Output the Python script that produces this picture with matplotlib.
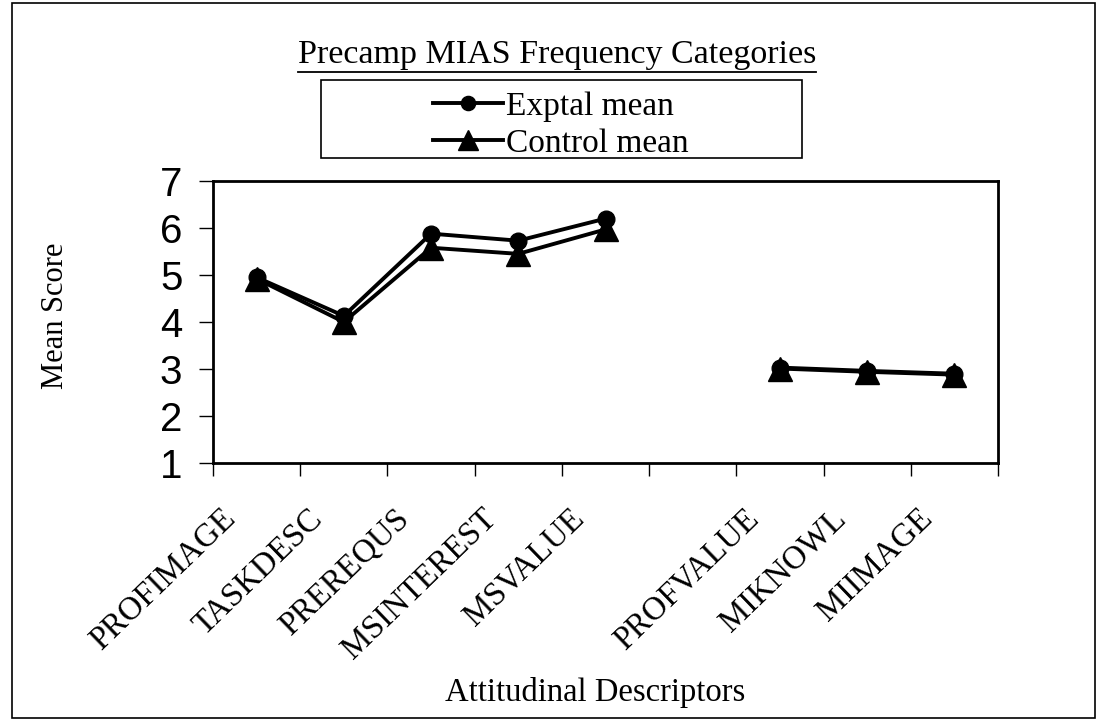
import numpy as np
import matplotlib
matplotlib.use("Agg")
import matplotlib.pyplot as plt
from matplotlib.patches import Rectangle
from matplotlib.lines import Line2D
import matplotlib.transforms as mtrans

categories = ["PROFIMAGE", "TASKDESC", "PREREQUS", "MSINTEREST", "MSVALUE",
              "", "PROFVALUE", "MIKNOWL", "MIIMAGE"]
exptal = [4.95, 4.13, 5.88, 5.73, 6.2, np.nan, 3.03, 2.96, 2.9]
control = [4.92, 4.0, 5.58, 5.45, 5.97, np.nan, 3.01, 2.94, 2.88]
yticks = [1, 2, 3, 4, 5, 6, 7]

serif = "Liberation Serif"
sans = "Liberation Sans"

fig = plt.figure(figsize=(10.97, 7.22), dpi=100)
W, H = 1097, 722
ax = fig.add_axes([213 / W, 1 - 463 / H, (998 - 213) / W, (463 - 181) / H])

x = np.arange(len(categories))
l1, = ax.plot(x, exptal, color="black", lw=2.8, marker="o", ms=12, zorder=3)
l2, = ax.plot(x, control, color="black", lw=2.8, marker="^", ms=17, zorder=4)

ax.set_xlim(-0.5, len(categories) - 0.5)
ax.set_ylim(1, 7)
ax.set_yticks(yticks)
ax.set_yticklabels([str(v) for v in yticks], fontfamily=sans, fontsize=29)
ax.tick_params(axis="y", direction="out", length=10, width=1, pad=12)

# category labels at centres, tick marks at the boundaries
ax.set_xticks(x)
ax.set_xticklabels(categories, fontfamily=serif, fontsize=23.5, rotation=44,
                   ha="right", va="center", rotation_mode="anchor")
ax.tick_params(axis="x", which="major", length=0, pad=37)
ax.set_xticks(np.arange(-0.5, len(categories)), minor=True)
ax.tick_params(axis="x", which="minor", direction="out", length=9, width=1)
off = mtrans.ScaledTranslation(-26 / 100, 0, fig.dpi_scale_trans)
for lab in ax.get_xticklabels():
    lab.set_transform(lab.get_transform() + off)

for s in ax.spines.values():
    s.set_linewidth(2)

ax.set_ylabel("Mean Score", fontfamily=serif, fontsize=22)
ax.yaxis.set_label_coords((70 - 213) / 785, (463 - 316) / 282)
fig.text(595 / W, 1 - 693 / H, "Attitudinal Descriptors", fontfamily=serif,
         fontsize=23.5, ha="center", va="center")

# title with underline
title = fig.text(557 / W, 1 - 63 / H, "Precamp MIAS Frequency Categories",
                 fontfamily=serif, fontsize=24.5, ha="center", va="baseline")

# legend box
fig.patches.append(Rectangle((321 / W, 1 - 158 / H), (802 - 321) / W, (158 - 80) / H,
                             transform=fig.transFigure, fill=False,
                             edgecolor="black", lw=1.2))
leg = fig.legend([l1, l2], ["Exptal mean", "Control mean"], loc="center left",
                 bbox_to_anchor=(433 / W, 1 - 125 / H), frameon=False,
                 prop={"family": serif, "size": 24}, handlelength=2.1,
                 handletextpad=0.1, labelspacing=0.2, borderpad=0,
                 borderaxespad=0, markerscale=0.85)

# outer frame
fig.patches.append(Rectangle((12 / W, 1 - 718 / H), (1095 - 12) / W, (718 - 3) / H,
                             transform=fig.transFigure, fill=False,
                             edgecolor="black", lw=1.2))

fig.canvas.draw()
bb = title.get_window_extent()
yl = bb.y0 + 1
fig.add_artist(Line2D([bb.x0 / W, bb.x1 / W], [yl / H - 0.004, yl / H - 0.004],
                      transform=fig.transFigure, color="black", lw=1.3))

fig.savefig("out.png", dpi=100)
=======
[Short problem]
Return the material line for line, from its beginning to the line that contains "import matplotlib.transforms as mtrans", with the pictures left out.

[Solution for this exercise]
Output the Python script that produces this picture with matplotlib.
import numpy as np
import matplotlib
matplotlib.use("Agg")
import matplotlib.pyplot as plt
from matplotlib.patches import Rectangle
from matplotlib.lines import Line2D
import matplotlib.transforms as mtrans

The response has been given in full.